12. Teamwork is vital. Communicate and plan with your allies during and BEFORE game. Use Ventrilo if at all possible, even if just to listen. There's really nothing more important in team games than good teamwork. This is especially true in mismatched games (i.e. 2v4) because the side with less players has almost zero chance at winning if the other side has good teamwork. In team games, teamwork is almost as important as skill, so make sure you hone it to perfection!

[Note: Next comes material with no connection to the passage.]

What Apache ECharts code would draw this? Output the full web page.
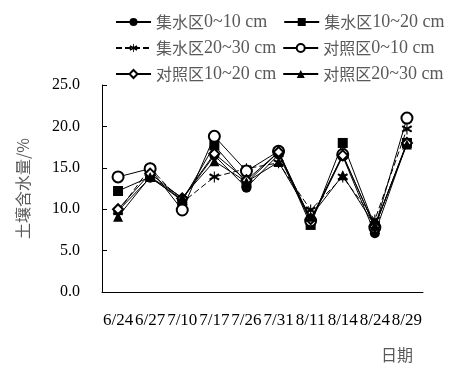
<!DOCTYPE html>
<html>
<head>
<meta charset="utf-8">
<script src="https://cdn.jsdelivr.net/npm/echarts@6/dist/echarts.min.js"></script>
<style>
  html, body { margin: 0; padding: 0; background: #fff; }
  #chart { width: 469px; height: 376px; }
</style>
</head>
<body>
<div id="chart"></div>
<script>
// Fechas de muestreo
const dates = ['6/24', '6/27', '7/10', '7/17', '7/26', '7/31', '8/11', '8/14', '8/24', '8/29'];
const yTicks = [0, 5, 10, 15, 20, 25];

// Contenido de agua del suelo (%) por serie
const jsq0_10 = [9.8, 13.8, 11.2, 16.5, 12.6, 16.6, 8.5, 16.4, 7.1, 18.0];
const jsq10_20 = [12.2, 13.9, 11.0, 17.7, 13.2, 16.9, 8.1, 18.0, 7.9, 18.0];
const jsq20_30 = [9.7, 15.0, 10.8, 13.9, 14.9, 15.6, 9.9, 13.9, 8.7, 19.7];
const dzq0_10 = [13.9, 14.9, 9.9, 18.8, 14.6, 17.0, 8.6, 16.6, 7.8, 21.0];
const dzq10_20 = [10.0, 14.3, 11.3, 16.7, 13.5, 16.9, 8.8, 16.5, 7.9, 18.0];
const dzq20_30 = [9.1, 13.9, 11.4, 15.8, 13.3, 15.7, 9.1, 14.1, 8.0, 17.8];

const names = ['集水区0~10 cm', '集水区10~20 cm', '集水区20~30 cm', '对照区0~10 cm', '对照区10~20 cm', '对照区20~30 cm'];

// Asterisco (tres barras finas)
const starPath = 'path://M-0.5,-5L0.5,-5L0.5,5L-0.5,5Z' +
  'M3.83,-3.37L4.83,-1.63L-3.83,3.37L-4.83,1.63Z' +
  'M-4.83,-1.63L-3.83,-3.37L4.83,1.63L3.83,3.37Z';

const chart = echarts.init(document.getElementById('chart'));

function mkSeries(name, data, symbol, size, dashed) {
  // los símbolos "empty*" se rellenan de blanco y usan color como borde
  return {
    name: name,
    type: 'line',
    data: data,
    symbol: symbol,
    symbolSize: size,
    symbolKeepAspect: true,
    showSymbol: true,
    lineStyle: { color: '#000', width: 1, type: dashed ? [6, 3] : 'solid' },
    itemStyle: { color: '#000', borderWidth: 1 },
    emphasis: { disabled: true },
    animation: false
  };
}

const legendText = {
  color: '#595959',
  rich: {
    c: { color: '#595959', fontSize: 16, fontFamily: '"Noto Sans CJK SC", sans-serif' },
    l: { color: '#595959', fontSize: 18, fontFamily: '"Liberation Serif", serif' }
  }
};
function mkLegend(items, top, gap) {
  return {
    data: items,
    left: 110,
    top: top,
    itemWidth: 35,
    itemHeight: 10,
    itemGap: gap,
    formatter: n => '{c|' + n.slice(0, 3) + '}{l|' + n.slice(3) + '}',
    textStyle: legendText
  };
}

chart.setOption({
  backgroundColor: '#fff',
  legend: [
    mkLegend([names[0], names[1]], 8, 16),
    mkLegend([names[2], names[3]], 34, 6),
    mkLegend([names[4], names[5]], 60, 6)
  ],
  graphic: [{
    type: 'text',
    left: 381,
    top: 347,
    style: { text: '日期', fill: '#595959', fontSize: 16, fontFamily: '"Noto Sans CJK SC", sans-serif' }
  }],
  grid: { left: 102, right: 46, top: 85, bottom: 84 },
  xAxis: {
    type: 'category',
    data: dates,
    axisLine: { lineStyle: { color: '#000', width: 1 } },
    axisTick: { inside: true, length: 5, lineStyle: { color: '#000' } },
    axisLabel: { interval: 0, color: '#000', fontSize: 17, margin: 20, fontFamily: '"Liberation Serif", serif' }
  },
  yAxis: {
    type: 'value',
    min: 0,
    max: 25,
    interval: 5,
    name: '土壤含水量/%',
    nameLocation: 'middle',
    nameGap: 71,
    nameTextStyle: { color: '#595959', fontSize: 16, fontFamily: '"Noto Sans CJK SC", sans-serif' },
    axisLine: { show: true, lineStyle: { color: '#000', width: 1 } },
    axisTick: { show: true, inside: true, length: 5, lineStyle: { color: '#000' } },
    splitLine: { show: false },
    axisLabel: {
      color: '#000', fontSize: 16, margin: 22, fontFamily: '"Liberation Serif", serif',
      formatter: v => v.toFixed(1)
    }
  },
  series: [
    mkSeries(names[0], jsq0_10, 'circle', 10, false),
    mkSeries(names[1], jsq10_20, 'rect', 10, false),
    mkSeries(names[2], jsq20_30, starPath, 11, true),
    mkSeries(names[3], dzq0_10, 'emptyCircle', 11, false),
    mkSeries(names[4], dzq10_20, 'emptyDiamond', 10, false),
    mkSeries(names[5], dzq20_30, 'triangle', 10, false)
  ]
});
</script>
</body>
</html>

13. If you don't know what certain units or abilities do, are effective against, et cetera, you need to learn it now. Go to single player, put a medium computer, and start the game. Quit immediately. Go to the scenario editor. Now you can disable all the AI stuff that makes it do stupid things with its units, and give it and yourself units. Figure out what beats what, in what proportions, what everything does, and so on. If you know the value of every unit option in game, you're going to make a lot better decisions when it comes to mixing, and even whether or not to fight your opponent or retreat. In ages like Nano, you're going to have a massive advantage if you've understood everything about the cybers (in games TL that last long enough to get to cybers... or in any other resource amount really), because your opponent can mass Zeus's against you all day long and it's not going to matter if you know that a single resonator from a tempest is going to 1-hit-kill a Zeus and all adjacent Zeus units, and that you can keep your Tempest alive long enough to do this using the Diffraction shield power from Appolos along with their healing."